Task directions: Give the entries back exactly, dropping each image.

Data provided:
[BEGIN]

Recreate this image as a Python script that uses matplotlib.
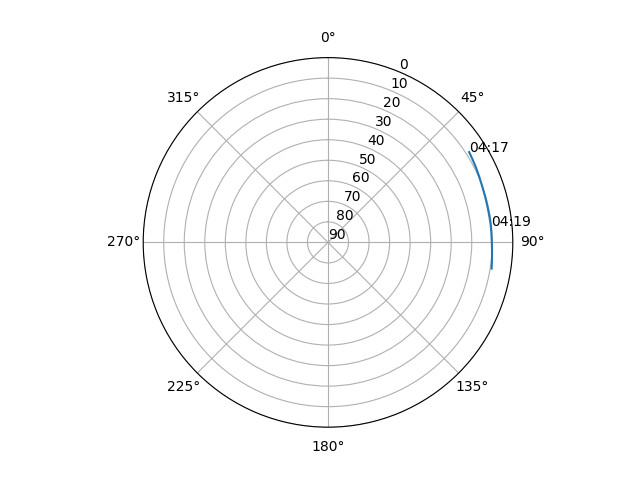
import numpy as np
import matplotlib
matplotlib.use("Agg")
import matplotlib.pyplot as plt

# pass track (azimuth deg, elevation deg)
azimuth = [57.4, 60.0, 63.0, 66.5, 70.3, 74.0, 77.5, 80.5, 83.4, 86.5, 90.0, 93.0, 96.0, 99.1]
elevation = [8.4, 8.8, 9.2, 9.7, 10.1, 10.3, 10.4, 10.4, 10.3, 10.3, 10.2, 10.0, 9.7, 9.3]

# time markers along the pass
label_az = [57.4, 84.1]
label_el = [8.4, 10.0]
label_text = ["04:17", "04:19"]

fig = plt.figure(figsize=(6.4, 4.8), dpi=100)
ax = fig.add_subplot(111, projection="polar")
ax.set_theta_zero_location("N")
ax.set_theta_direction(-1)

ax.plot(np.radians(azimuth), elevation)
for az, el, txt in zip(label_az, label_el, label_text):
    ax.text(np.radians(az), el, txt)

ax.set_yticks(range(0, 91, 10))
ax.set_rlim(90, 0)

plt.savefig("out.png")
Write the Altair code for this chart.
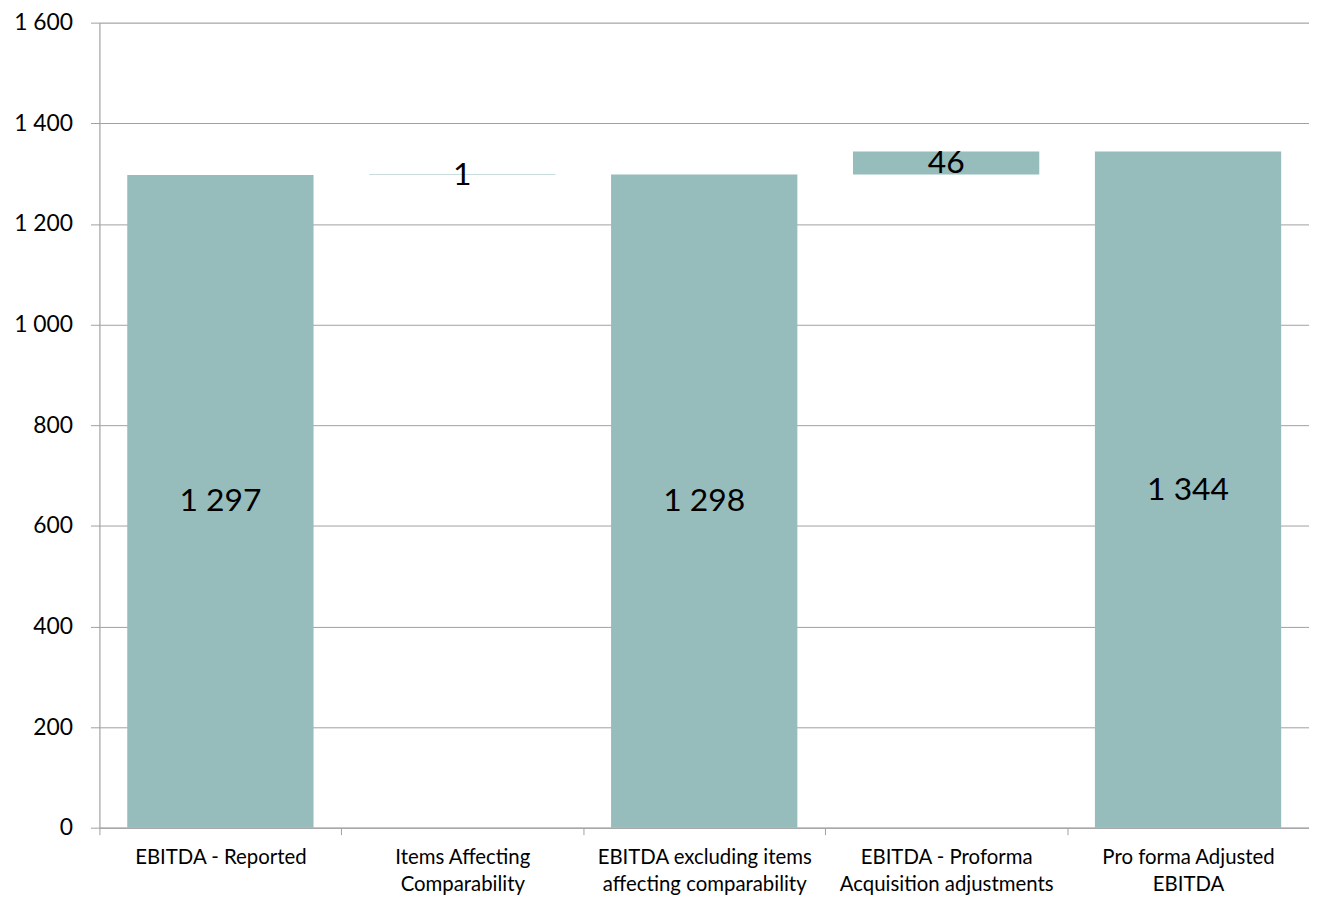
import altair as alt
import pandas as pd

categories = [
    "EBITDA - Reported",
    "Items Affecting|Comparability",
    "EBITDA excluding items|affecting comparability",
    "EBITDA - Proforma|Acquisition adjustments",
    "Pro forma Adjusted|EBITDA",
]
values = [1297, 1, 1298, 46, 1344]
is_total = [True, False, True, False, True]

rows = []
running = 0
for c, v, t in zip(categories, values, is_total):
    if t:
        start, end = 0, v
        running = v
    else:
        start, end = running, running + v
        running = end
    rows.append({"cat": c, "start": start, "end": end, "mid": (start + end) / 2,
                 "label": f"{v:,}".replace(",", " ")})
df = pd.DataFrame(rows)

FONT = "Lato"
COLOR = "#96BCBB"
W = 1217
STEP = W / len(categories)

x = alt.X("cat:N", sort=categories, title=None,
          scale=alt.Scale(paddingInner=0.23, paddingOuter=0.115),
          axis=alt.Axis(labelExpr="split(datum.label, '|')", labelAngle=0,
                        labelFont=FONT, labelFontSize=20.5, labelColor="#000000",
                        labelLineHeight=27, labelPadding=13, labelLimit=400,
                        tickOffset=-STEP / 2, labelOffset=STEP / 2,
                        tickSize=7, tickColor="#A0A0A0", domainColor="#A0A0A0",
                        grid=False, labelBaseline="top"))

bars = alt.Chart(df).mark_bar(color=COLOR).encode(
    x=x,
    y=alt.Y("start:Q", title=None,
            scale=alt.Scale(domain=[0, 1600], nice=False),
            axis=alt.Axis(values=list(range(0, 1601, 200)),
                          labelExpr="replace(format(datum.value, ','), ',', ' ')",
                          labelFont=FONT, labelFontSize=23, labelColor="#000000",
                          labelPadding=18, tickSize=9, tickColor="#A0A0A0",
                          gridColor="#A0A0A0", domainColor="#A0A0A0")),
    y2="end:Q",
)

text = alt.Chart(df).mark_text(font=FONT, fontSize=32, color="#000000",
                               baseline="middle").encode(
    x=alt.X("cat:N", sort=categories),
    y=alt.Y("mid:Q"),
    text="label:N",
)

chart = (bars + text).properties(
    width=W, height=810,
    padding={"left": 92, "top": 12, "right": 0, "bottom": 65},
    autosize=alt.AutoSizeParams(type="none"),
).configure_view(stroke=None).configure(background="white")

chart.save("out.html", embed_options={"renderer": "svg", "actions": False})
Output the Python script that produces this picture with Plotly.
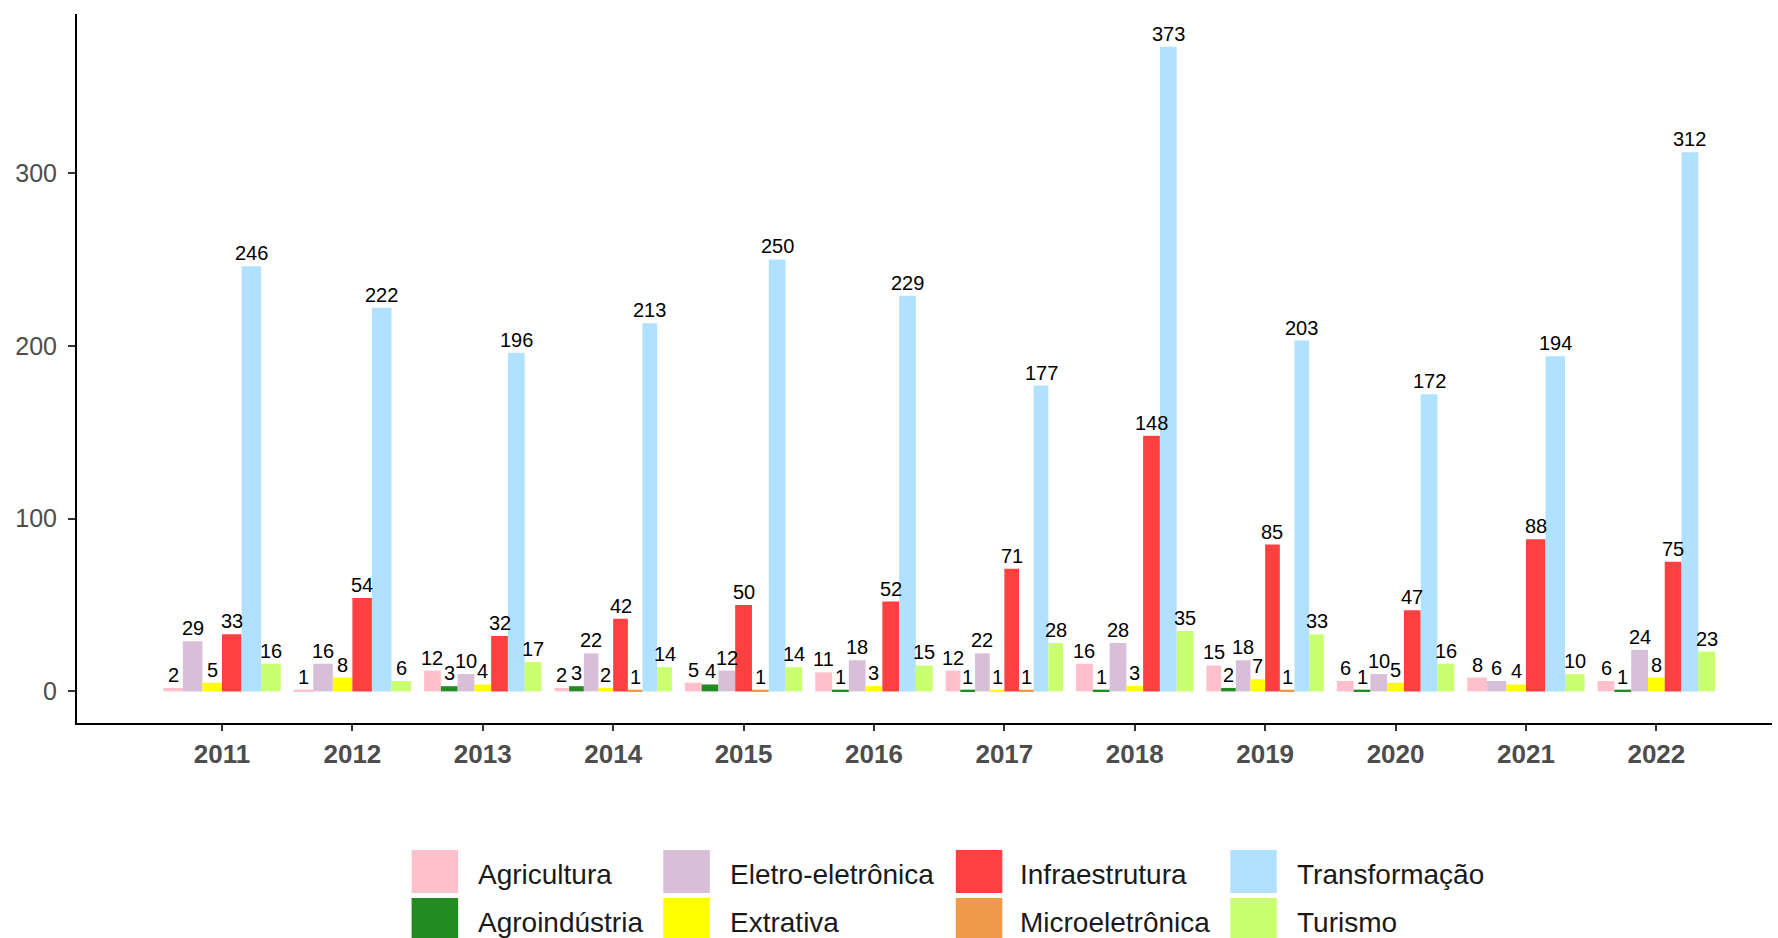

[END]

Reply:
Recreate this image as a Python script that uses matplotlib.
import numpy as np
import matplotlib
matplotlib.use("Agg")
import matplotlib.pyplot as plt

# pass track (azimuth deg, elevation deg)
azimuth = [57.4, 60.0, 63.0, 66.5, 70.3, 74.0, 77.5, 80.5, 83.4, 86.5, 90.0, 93.0, 96.0, 99.1]
elevation = [8.4, 8.8, 9.2, 9.7, 10.1, 10.3, 10.4, 10.4, 10.3, 10.3, 10.2, 10.0, 9.7, 9.3]

# time markers along the pass
label_az = [57.4, 84.1]
label_el = [8.4, 10.0]
label_text = ["04:17", "04:19"]

fig = plt.figure(figsize=(6.4, 4.8), dpi=100)
ax = fig.add_subplot(111, projection="polar")
ax.set_theta_zero_location("N")
ax.set_theta_direction(-1)

ax.plot(np.radians(azimuth), elevation)
for az, el, txt in zip(label_az, label_el, label_text):
    ax.text(np.radians(az), el, txt)

ax.set_yticks(range(0, 91, 10))
ax.set_rlim(90, 0)

plt.savefig("out.png")
Write the Altair code for this chart.
import altair as alt
import pandas as pd

categories = [
    "EBITDA - Reported",
    "Items Affecting|Comparability",
    "EBITDA excluding items|affecting comparability",
    "EBITDA - Proforma|Acquisition adjustments",
    "Pro forma Adjusted|EBITDA",
]
values = [1297, 1, 1298, 46, 1344]
is_total = [True, False, True, False, True]

rows = []
running = 0
for c, v, t in zip(categories, values, is_total):
    if t:
        start, end = 0, v
        running = v
    else:
        start, end = running, running + v
        running = end
    rows.append({"cat": c, "start": start, "end": end, "mid": (start + end) / 2,
                 "label": f"{v:,}".replace(",", " ")})
df = pd.DataFrame(rows)

FONT = "Lato"
COLOR = "#96BCBB"
W = 1217
STEP = W / len(categories)

x = alt.X("cat:N", sort=categories, title=None,
          scale=alt.Scale(paddingInner=0.23, paddingOuter=0.115),
          axis=alt.Axis(labelExpr="split(datum.label, '|')", labelAngle=0,
                        labelFont=FONT, labelFontSize=20.5, labelColor="#000000",
                        labelLineHeight=27, labelPadding=13, labelLimit=400,
                        tickOffset=-STEP / 2, labelOffset=STEP / 2,
                        tickSize=7, tickColor="#A0A0A0", domainColor="#A0A0A0",
                        grid=False, labelBaseline="top"))

bars = alt.Chart(df).mark_bar(color=COLOR).encode(
    x=x,
    y=alt.Y("start:Q", title=None,
            scale=alt.Scale(domain=[0, 1600], nice=False),
            axis=alt.Axis(values=list(range(0, 1601, 200)),
                          labelExpr="replace(format(datum.value, ','), ',', ' ')",
                          labelFont=FONT, labelFontSize=23, labelColor="#000000",
                          labelPadding=18, tickSize=9, tickColor="#A0A0A0",
                          gridColor="#A0A0A0", domainColor="#A0A0A0")),
    y2="end:Q",
)

text = alt.Chart(df).mark_text(font=FONT, fontSize=32, color="#000000",
                               baseline="middle").encode(
    x=alt.X("cat:N", sort=categories),
    y=alt.Y("mid:Q"),
    text="label:N",
)

chart = (bars + text).properties(
    width=W, height=810,
    padding={"left": 92, "top": 12, "right": 0, "bottom": 65},
    autosize=alt.AutoSizeParams(type="none"),
).configure_view(stroke=None).configure(background="white")

chart.save("out.html", embed_options={"renderer": "svg", "actions": False})
Output the Python script that produces this picture with Plotly.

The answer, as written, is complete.